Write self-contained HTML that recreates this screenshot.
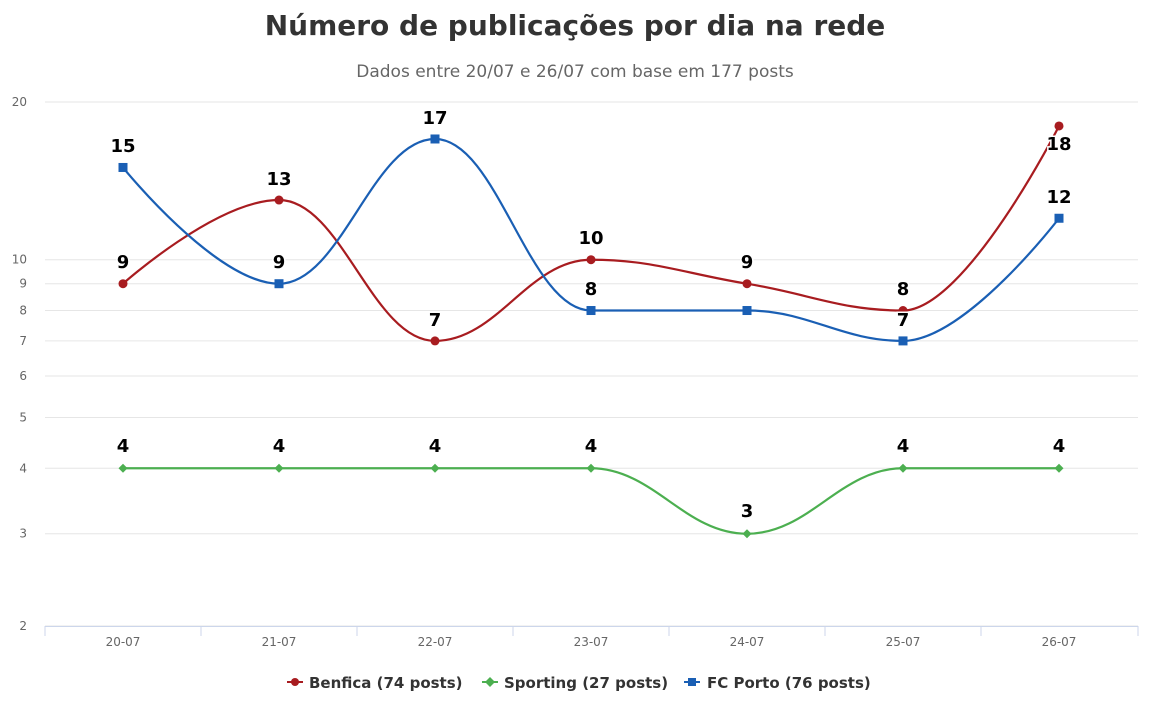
════════
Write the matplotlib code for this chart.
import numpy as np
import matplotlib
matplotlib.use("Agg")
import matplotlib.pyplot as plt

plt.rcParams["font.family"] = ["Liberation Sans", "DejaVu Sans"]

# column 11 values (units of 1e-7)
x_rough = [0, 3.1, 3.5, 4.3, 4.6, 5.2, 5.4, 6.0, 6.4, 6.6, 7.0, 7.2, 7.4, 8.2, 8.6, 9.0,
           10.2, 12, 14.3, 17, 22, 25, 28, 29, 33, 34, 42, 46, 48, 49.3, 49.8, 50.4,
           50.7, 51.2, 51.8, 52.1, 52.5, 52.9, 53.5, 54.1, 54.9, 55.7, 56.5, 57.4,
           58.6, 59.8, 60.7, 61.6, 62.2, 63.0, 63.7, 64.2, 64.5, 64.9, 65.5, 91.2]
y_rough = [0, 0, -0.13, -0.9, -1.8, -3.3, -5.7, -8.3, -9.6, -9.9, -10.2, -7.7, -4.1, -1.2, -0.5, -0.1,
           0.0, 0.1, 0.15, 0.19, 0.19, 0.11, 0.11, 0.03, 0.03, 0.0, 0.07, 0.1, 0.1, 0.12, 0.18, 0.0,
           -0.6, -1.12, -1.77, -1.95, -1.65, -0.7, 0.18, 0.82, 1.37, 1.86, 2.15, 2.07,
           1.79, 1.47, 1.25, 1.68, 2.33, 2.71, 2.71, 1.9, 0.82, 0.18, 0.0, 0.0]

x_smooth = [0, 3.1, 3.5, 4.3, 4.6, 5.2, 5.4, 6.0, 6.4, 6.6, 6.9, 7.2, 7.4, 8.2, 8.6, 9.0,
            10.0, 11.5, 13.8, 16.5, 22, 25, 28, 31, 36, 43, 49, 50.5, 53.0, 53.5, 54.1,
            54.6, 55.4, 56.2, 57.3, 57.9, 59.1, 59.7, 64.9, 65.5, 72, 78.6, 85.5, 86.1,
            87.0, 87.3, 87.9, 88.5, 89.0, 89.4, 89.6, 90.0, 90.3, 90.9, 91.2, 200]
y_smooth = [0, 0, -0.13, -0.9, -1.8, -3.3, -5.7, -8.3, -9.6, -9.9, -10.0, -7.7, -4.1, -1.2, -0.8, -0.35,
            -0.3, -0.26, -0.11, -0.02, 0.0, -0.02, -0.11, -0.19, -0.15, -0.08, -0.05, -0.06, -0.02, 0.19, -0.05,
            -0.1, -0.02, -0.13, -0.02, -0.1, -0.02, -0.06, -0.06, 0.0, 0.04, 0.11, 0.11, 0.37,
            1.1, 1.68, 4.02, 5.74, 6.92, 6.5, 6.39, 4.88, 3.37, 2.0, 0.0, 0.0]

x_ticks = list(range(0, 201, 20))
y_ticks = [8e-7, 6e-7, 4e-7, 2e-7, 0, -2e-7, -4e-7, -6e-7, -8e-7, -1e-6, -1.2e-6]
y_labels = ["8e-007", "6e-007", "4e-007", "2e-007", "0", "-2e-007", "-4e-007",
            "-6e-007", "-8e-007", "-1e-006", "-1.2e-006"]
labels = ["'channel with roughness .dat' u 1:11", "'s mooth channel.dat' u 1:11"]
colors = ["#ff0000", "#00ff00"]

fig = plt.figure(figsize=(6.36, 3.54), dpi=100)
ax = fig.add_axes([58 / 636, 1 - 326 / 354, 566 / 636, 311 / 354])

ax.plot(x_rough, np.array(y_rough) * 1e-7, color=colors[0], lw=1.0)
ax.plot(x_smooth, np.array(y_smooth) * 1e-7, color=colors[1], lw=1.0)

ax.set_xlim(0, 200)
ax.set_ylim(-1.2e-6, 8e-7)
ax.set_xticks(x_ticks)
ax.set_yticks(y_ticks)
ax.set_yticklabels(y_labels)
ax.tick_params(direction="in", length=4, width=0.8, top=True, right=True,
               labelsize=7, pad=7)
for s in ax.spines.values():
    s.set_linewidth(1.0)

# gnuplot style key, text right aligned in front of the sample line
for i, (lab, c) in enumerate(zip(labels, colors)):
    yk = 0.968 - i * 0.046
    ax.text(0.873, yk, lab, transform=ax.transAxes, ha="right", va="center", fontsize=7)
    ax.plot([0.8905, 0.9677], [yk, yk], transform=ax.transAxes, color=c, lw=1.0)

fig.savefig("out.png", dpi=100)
════════
Work out how many lines of the material above contain the word "matplotlib", then give only that figure.

4